Mrs Dare est la logeuse qui héberge Joseph Day, un drôle de garçon roux, sur lequel tout le monde se retourne. En le voyant, Mrs Dare ressent une certaine répugnance : « Je me demande s’il sent. Les roux sentent très fort quelquefois. Ça je ne le supporterais pas. Je dois reconnaître que d’ici, je ne sens rien. »
Cette Mrs Dare est une femme entre deux âges, « sèche », « les joues plates et frottées de rose. » Joseph est tout autant dégoûté par Mrs Dare, qu’elle de lui ! Il suppose qu’elle se trouve belle « pour se farder de cette façon ». Mais, pour ce qui est de son goût à lui, c’est raté. Vulgaire ! Tout simplement. Avec une forte odeur de péché. Et en plus, Mrs Dare fume comme un homme… Bref, tout ce que l’on peut imaginer de pire !
Un jeune homme roux, à la peau laiteuse, dont la couleur de cheveux étonne. Un jeune homme roux, aux yeux noirs. Des cheveux d’une teinte « bizarre », qui provoquent de la « surprise » et parfois de l’irritation chez ceux qu’il croise. En le voyant, certains imitent la sirène des pompiers, pour bien montrer à quel point ce capillaire est incandescent. De quoi avoir envie de montrer les poings !
A peine arrivé dans sa chambre - en réalité celle de Moïra, la fille adoptive de Mrs Dare - Joseph se met à écrire à ses parents, qui vivent dans l’état voisin. Pour ne pas les affoler, il répugne à leur parler du maquillage de sa logeuse. Du « rouge », dont elle affuble son épiderme ! Et de repenser à la façon dont cette Mrs Dare l’a accueilli et de repenser, à la façon dont il lui a marqué de la froideur, lui le chrétien convaincu, qui rêve que tout le monde soit sauvé. « Sans doute, il aurait pu se montrer plus aimable, mais ce visage fardé lui avait paru horrible. »

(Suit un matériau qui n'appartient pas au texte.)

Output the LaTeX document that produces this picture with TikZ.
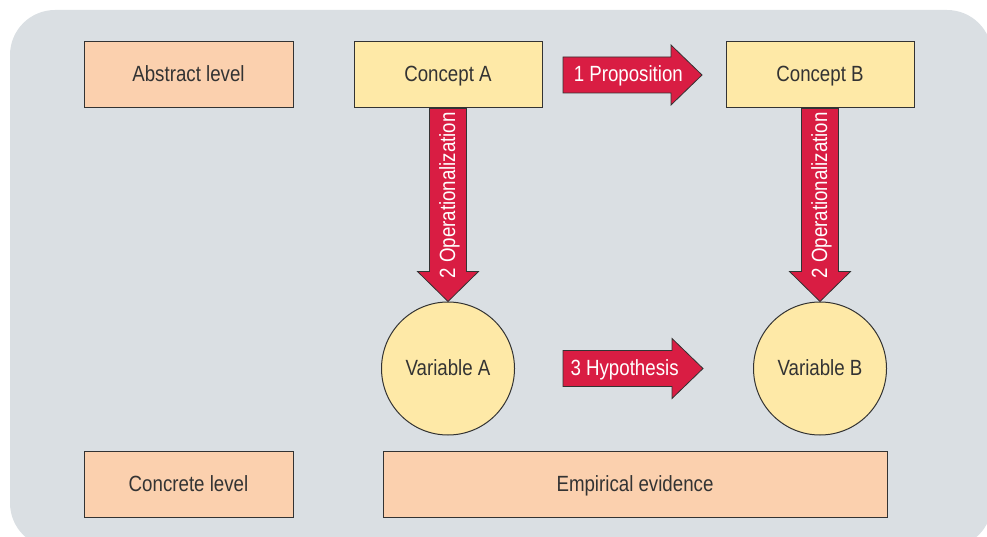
\documentclass[tikz,border=0pt]{standalone}
\usepackage{fontspec}
\setmainfont[FakeStretch=0.85]{Liberation Sans}
\usetikzlibrary{calc}

\definecolor{panel}{HTML}{DADFE3}
\definecolor{peach}{HTML}{FBD0AE}
\definecolor{pale}{HTML}{FEE9A7}
\definecolor{crimson}{HTML}{D91D43}
\definecolor{ink}{HTML}{333333}

% fat arrow pointing right: #1 tail, #2 tip
\newcommand{\fatright}[2]{%
  \filldraw[fatarrow] let \p1=(#1), \p2=(#2) in
    (\x1,\y1+18pt) -- (\x2-31pt,\y1+18pt) -- (\x2-31pt,\y1+30pt) -- (\x2,\y1)
    -- (\x2-31pt,\y1-30pt) -- (\x2-31pt,\y1-18pt) -- (\x1,\y1-18pt) -- cycle;}
% fat arrow pointing down: #1 tail, #2 tip
\newcommand{\fatdown}[2]{%
  \filldraw[fatarrow] let \p1=(#1), \p2=(#2) in
    (\x1-18.5pt,\y1) -- (\x1-18.5pt,\y2+30pt) -- (\x1-30.5pt,\y2+30pt) -- (\x1,\y2)
    -- (\x1+30.5pt,\y2+30pt) -- (\x1+18.5pt,\y2+30pt) -- (\x1+18.5pt,\y1) -- cycle;}

\begin{document}
\begin{tikzpicture}[x=1pt,y=-1pt,
  every node/.style={font=\fontsize{22}{26}\selectfont, text height=16pt, text depth=2pt},
  box/.style={draw=ink, line width=1pt, minimum height=66pt, inner sep=0pt, text=ink},
  levelbox/.style={box, fill=peach},
  conceptbox/.style={box, fill=pale, minimum width=188pt},
  varcircle/.style={circle, draw=ink, line width=1pt, fill=pale, minimum size=133pt, inner sep=0pt, text=ink},
  fatarrow/.style={fill=crimson, draw=ink, line width=0.8pt, line join=miter},
  arrowlabel/.style={text=white, inner sep=0pt}
]
\useasboundingbox (0,0) rectangle (987,537);
\fill[panel, rounded corners=45pt] (10,10) rectangle (992,548);

% abstract row
\node[levelbox, minimum width=209pt] (abs) at (188.5,75) {Abstract level};
\node[conceptbox] (cA) at (448,75) {Concept A};
\node[conceptbox] (cB) at (820,75) {Concept B};

% variables
\node[varcircle] (vA) at (448,368.5) {Variable A};
\node[varcircle] (vB) at (820,368.5) {Variable B};

% concrete row
\node[levelbox, minimum width=209pt] (con) at (188.5,484) {Concrete level};
\node[levelbox, minimum width=504pt] (emp) at (635,484) {Empirical evidence};

% horizontal arrow ends
\coordinate (propS) at (563,75);
\coordinate (propE) at (702,75);
\coordinate (hypS) at (563,368.5);
\coordinate (hypE) at (703,368.5);

% arrows
\fatright{propS}{propE}
\fatright{hypS}{hypE}
\fatdown{cA.south}{vA.north}
\fatdown{cB.south}{vB.north}

% arrow labels
\node[arrowlabel] at ($(propS)!0.47!(propE)$) {1 Proposition};
\node[arrowlabel] at ($(hypS)!0.44!(hypE)$) {3 Hypothesis};
\node[arrowlabel, rotate=90] at ($(cA.south)!0.45!(vA.north)$) {2 Operationalization};
\node[arrowlabel, rotate=90] at ($(cB.south)!0.45!(vB.north)$) {2 Operationalization};
\end{tikzpicture}
\end{document}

Et puis, pour finir, Joseph qui n’a pas grand-chose à raconter à ses parents sur cette première journée de séparation craque. « Il raconta tout le voyage, la conversation avec Mrs Dare dont il décrivit le visage fardé de rouge […] ».
Et à peine installé dans ce nouvel univers, le voilà déjà en conflit. Un certain Bruce Praileau lui cherche noise. Il a trouvé à qui parler ! Le tendre et doux Joseph peut, en effet, se transformer en lion lorsqu’on le titille d’un peu trop près.
Une bagarre, dès le premier soir… de quoi inquiéter Mrs Dare. Celle-ci, même la nuit, reste parfaitement et outrageusement maquillée. « Joseph remarqua que, sous la lumière de la lampe électrique, le fard étalé sur le visage de cette femme paraissait encore plus rouge et plus artificiel que de jour. »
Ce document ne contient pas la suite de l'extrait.